Compared to modern platforms and applications, Lotus Notes requires excessive maintenance by developers with very specific (and expensive) skill sets. There’s also the lack of user adoption and challenges with integrating Lotus Notes applications with other systems.
- Poor usability
Influenced by the massive adoption of smartphones and social media platforms, expectations for enterprise software have fundamentally changed since the glory days of Lotus Notes. People want to use the same kind of simple, intuitive apps at work that they are already using in their everyday lives.
However, Lotus Notes applications — a product of the client-server era — lack the engaging user experience and multi-channel access required by a rapidly growing millennial workforce.
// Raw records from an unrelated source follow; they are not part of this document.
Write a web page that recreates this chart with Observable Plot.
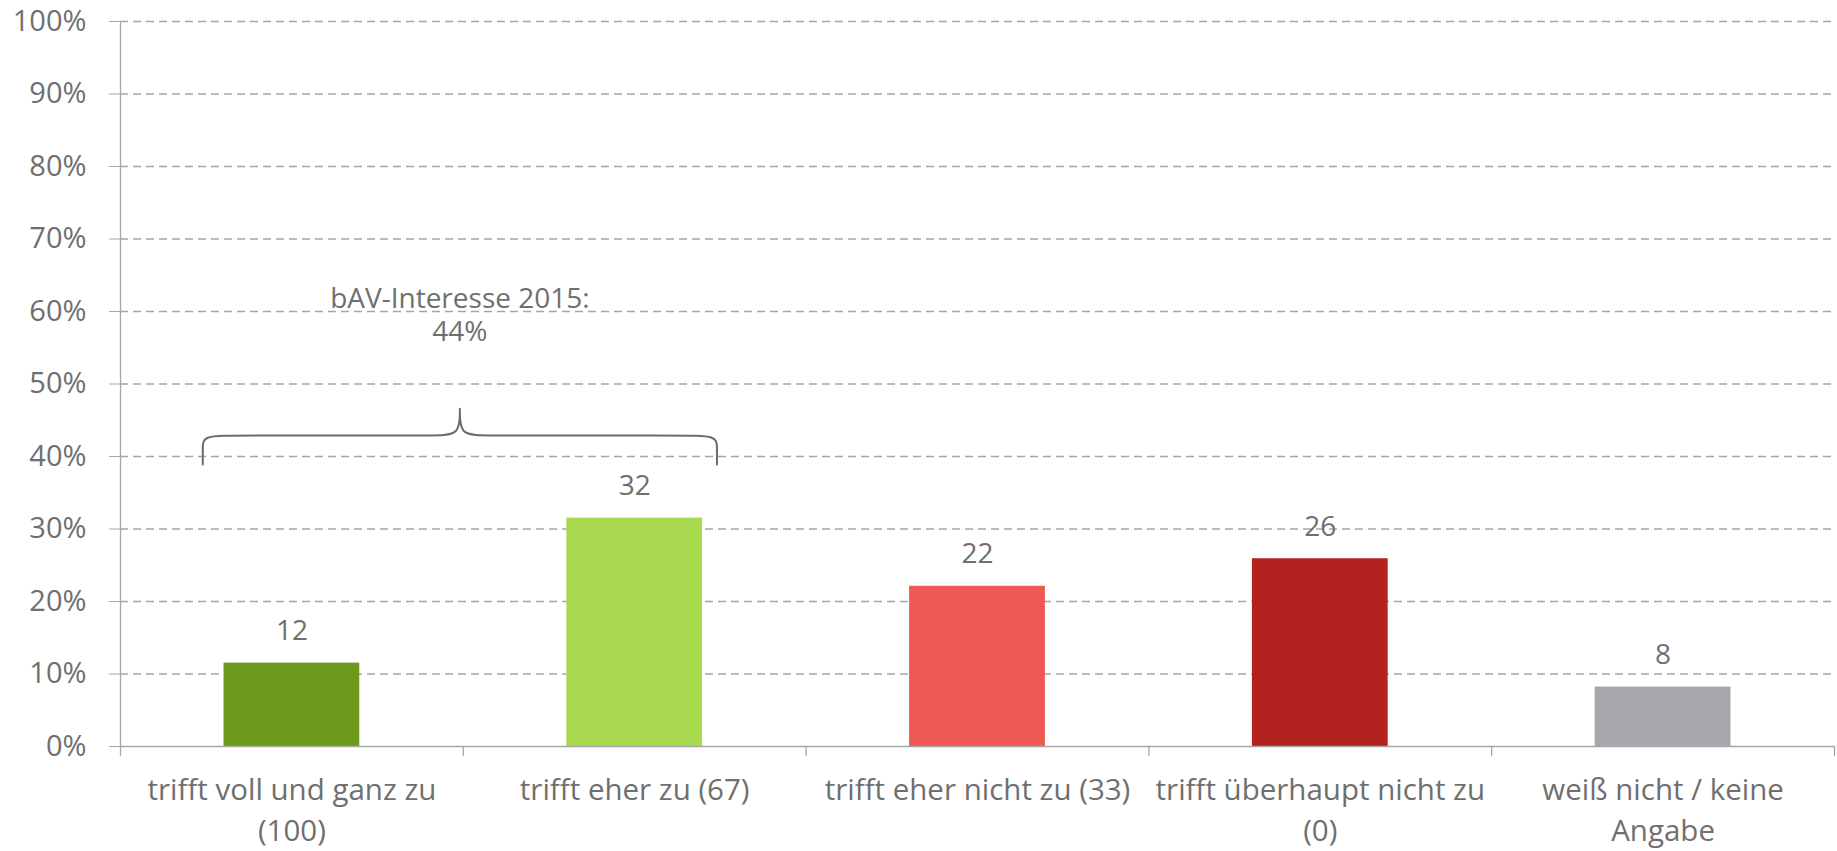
<!DOCTYPE html>
<html>
<head>
<meta charset="utf-8">
<script src="https://cdn.jsdelivr.net/npm/d3@7"></script>
<script src="https://cdn.jsdelivr.net/npm/@observablehq/plot@0.6"></script>
<style>
  html, body { margin: 0; padding: 0; background: #fff; }
  #chart { width: 1837px; height: 851px; }
</style>
</head>
<body>
<div id="chart"></div>
<script>
// ---- Data ----
const categories = [
  "trifft voll und ganz zu\n(100)",
  "trifft eher zu (67)",
  "trifft eher nicht zu (33)",
  "trifft überhaupt nicht zu\n(0)",
  "weiß nicht / keine\nAngabe"
];
const values = [11.5, 31.5, 22.1, 25.9, 8.2];
const valueLabels = ["12", "32", "22", "26", "8"];
const colors = ["#6e9a1b", "#a9d94f", "#ef5853", "#b2221f", "#a7a8ab"];
const yTicks = [0, 10, 20, 30, 40, 50, 60, 70, 80, 90, 100];
const annotationLines = ["bAV-Interesse 2015:", "44%"];
const annotationY = [61.7, 57.2];
// brace control points (x in category-index units, y in %)
const braceX = [-0.26, -0.26, -0.26, -0.26, -0.26, -0.16, 0.42, 0.49, 0.49, 0.49, 0.49, 0.49, 0.56, 1.14, 1.24, 1.24, 1.24, 1.24, 1.24];
const braceY = [38.9, 38.9, 38.9, 41.2, 42.9, 42.9, 42.9, 42.9, 46.6, 46.6, 46.6, 42.9, 42.9, 42.9, 42.9, 41.2, 38.9, 38.9, 38.9];

// ---- Build tables ----
const bars = categories.map((c, i) => ({i, c, v: values[i], label: valueLabels[i], color: colors[i]}));
const brace = braceX.map((x, k) => ({x, y: braceY[k]}));
const annotations = annotationLines.map((t, k) => ({t, y: annotationY[k]}));
const boundaries = d3.range(-0.5, categories.length, 1);
const halfBar = 0.198;

const textColor = "#6f6f6f";
const lineColor = "#a6a6a6";

const chart = Plot.plot({
  width: 1837,
  height: 851,
  marginLeft: 120,
  marginRight: 3,
  marginTop: 21,
  marginBottom: 105,
  style: {fontFamily: "'Open Sans', sans-serif", background: "#fff"},
  x: {type: "linear", domain: [-0.5, categories.length - 0.5]},
  y: {domain: [0, 100]},
  marks: [
    Plot.gridY({ticks: yTicks.filter(d => d > 0), stroke: lineColor, strokeOpacity: 1, strokeWidth: 1.3, strokeDasharray: "8,5"}),
    Plot.rectY(bars, {x1: d => d.i - halfBar, x2: d => d.i + halfBar, y1: 0, y2: "v", fill: "color"}),
    Plot.ruleY([0], {stroke: lineColor, strokeWidth: 1.3}),
    Plot.ruleX([-0.5], {stroke: lineColor, strokeWidth: 1.3}),
    Plot.axisY({ticks: yTicks, tickFormat: d => d + "%", tickSize: 11, tickPadding: 23,
      stroke: lineColor, fill: textColor, fontSize: 29, label: null}),
    Plot.axisX({ticks: boundaries, tickFormat: () => "", tickSize: 10, stroke: lineColor, strokeWidth: 1.3, label: null}),
    Plot.axisX({ticks: d3.range(categories.length), tickFormat: i => categories[i], tickSize: 0, tickPadding: 25,
      fill: textColor, fontSize: 29.5, lineHeight: 1.38, label: null}),
    Plot.text(bars, {x: "i", y: "v", text: "label", dy: -32, fontSize: 28, fill: textColor}),
    Plot.line(brace, {x: "x", y: "y", curve: "basis", stroke: "#6b6b6b", strokeWidth: 2}),
    Plot.text(annotations, {x: () => 0.49, y: "y", text: "t", fontSize: 28, fill: textColor})
  ]
});
document.getElementById("chart").appendChild(chart);
</script>
</body>
</html>
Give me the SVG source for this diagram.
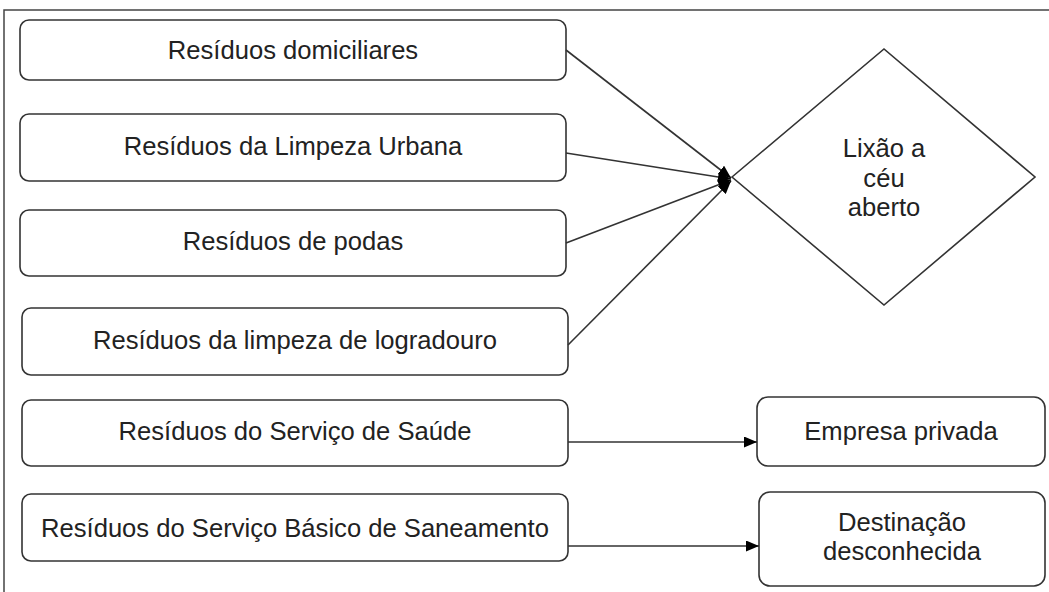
<svg xmlns="http://www.w3.org/2000/svg" width="1049" height="592" viewBox="0 0 1049 592">
<style>
.box{fill:#fff;stroke:#333;stroke-width:1.6}
.frame{fill:none;stroke:#444;stroke-width:1.5}
.lbl{font-family:"Liberation Sans",Arial,sans-serif;font-size:25.6px;fill:#222;text-anchor:middle}
.con{fill:none;stroke:#333;stroke-width:1.6;marker-end:url(#ah)}
</style>
<defs>
<marker id="ah" markerWidth="13" markerHeight="11" refX="13" refY="5.5" orient="auto" markerUnits="userSpaceOnUse">
<path d="M0,0 L13,5.5 L0,11 Z" fill="#000"/>
</marker>
</defs>
<rect width="1049" height="592" fill="#fff"/>
<path class="frame" d="M4,600 L4,10 L1060,10"/>
<g id="n1"><rect class="box" x="20" y="20" width="546" height="60" rx="9"/><text class="lbl" x="293" y="59">Resíduos domiciliares</text></g>
<g id="n2"><rect class="box" x="20" y="114" width="546" height="67" rx="9"/><text class="lbl" x="293" y="155">Resíduos da Limpeza Urbana</text></g>
<g id="n3"><rect class="box" x="20" y="210" width="546" height="66" rx="9"/><text class="lbl" x="293" y="250">Resíduos de podas</text></g>
<g id="n4"><rect class="box" x="22" y="308" width="546" height="67" rx="9"/><text class="lbl" x="295" y="349">Resíduos da limpeza de logradouro</text></g>
<g id="n5"><rect class="box" x="22" y="400" width="546" height="66" rx="9"/><text class="lbl" x="295" y="440">Resíduos do Serviço de Saúde</text></g>
<g id="n6"><rect class="box" x="22" y="494" width="546" height="67" rx="9"/><text class="lbl" x="295" y="537">Resíduos do Serviço Básico de Saneamento</text></g>
<g id="n7"><polygon class="box" points="732,177 884,49 1035,177 884,305"/><text class="lbl" x="884" y="157">Lixão a</text><text class="lbl" x="884" y="187">céu</text><text class="lbl" x="884" y="216">aberto</text></g>
<g id="n8"><rect class="box" x="757" y="397" width="288" height="69" rx="11"/><text class="lbl" x="901" y="440">Empresa privada</text></g>
<g id="n9"><rect class="box" x="759" y="492" width="286" height="94" rx="11"/><text class="lbl" x="902" y="531">Destinação</text><text class="lbl" x="902" y="560">desconhecida</text></g>
<g id="connectors">
<line class="con" x1="566" y1="50" x2="731" y2="178"/>
<line class="con" x1="566" y1="153" x2="731" y2="179"/>
<line class="con" x1="566" y1="243" x2="731" y2="180"/>
<line class="con" x1="568" y1="345" x2="731" y2="181"/>
<line class="con" x1="568" y1="442" x2="757" y2="442"/>
<line class="con" x1="568" y1="546" x2="759" y2="546"/>
</g>
</svg>
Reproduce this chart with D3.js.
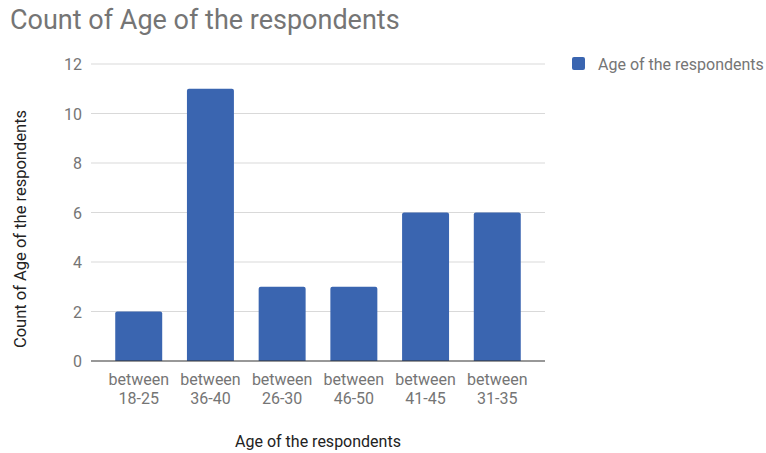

The talent pool of developers who are skilled in Lotus Notes is also waning every year, decreasing the likelihood of usability improvements in the near future.
- Ungoverned “app jungle”
Within many organizations, the proliferation of locally installed Lotus Notes servers has created an app jungle that is impossible to manage and lacks the governance and control required by IT. Moreover, Lotus does not provide visibility into what applications are available, so many enterprises struggle to rationalize their application portfolio.
- Lack of openness
Modern business applications must seamlessly leverage information from multiple systems and data sources, both on-premises and the cloud. But Lotus Notes lacks the required openness and connectivity to do so.
Notes apps lose their relevance in an application landscape increasingly characterized by a mix of interconnected on-premises and cloud applications and services. What’s more, HCL Technologies does not offer a cloud version of Lotus, meaning you need to maintain an on-premises server.
Alternatives to Lotus Notes
In light of these challenges, organizations are turning to cloud platforms to migrate Lotus Notes applications. Low-code application platforms feature capabilities like visual, model-driven development and one-click cloud deployment and can seamlessly integrate with existing systems.
With the right platform, it’s possible to build modern, multi-channel apps radically faster, easier, and at a lower cost. And using these platforms, you can directly involve the business in the development process while allowing IT to centrally manage the application portfolio.
Related Reading: The Right Way to Sunset Your Organization’s Legacy Applications
It can be done! A successful example of a Lotus Notes migration
The Boston Globe turned to Mendix to migrate a dozen Lotus Notes apps, including its newsroom corrections database. That project, which took over a month to code in Lotus, was rebuilt in just five days with Mendix. In addition to migrating its Lotus Notes applications, the Globe is using Mendix to rapidly deliver new apps that move the business forward.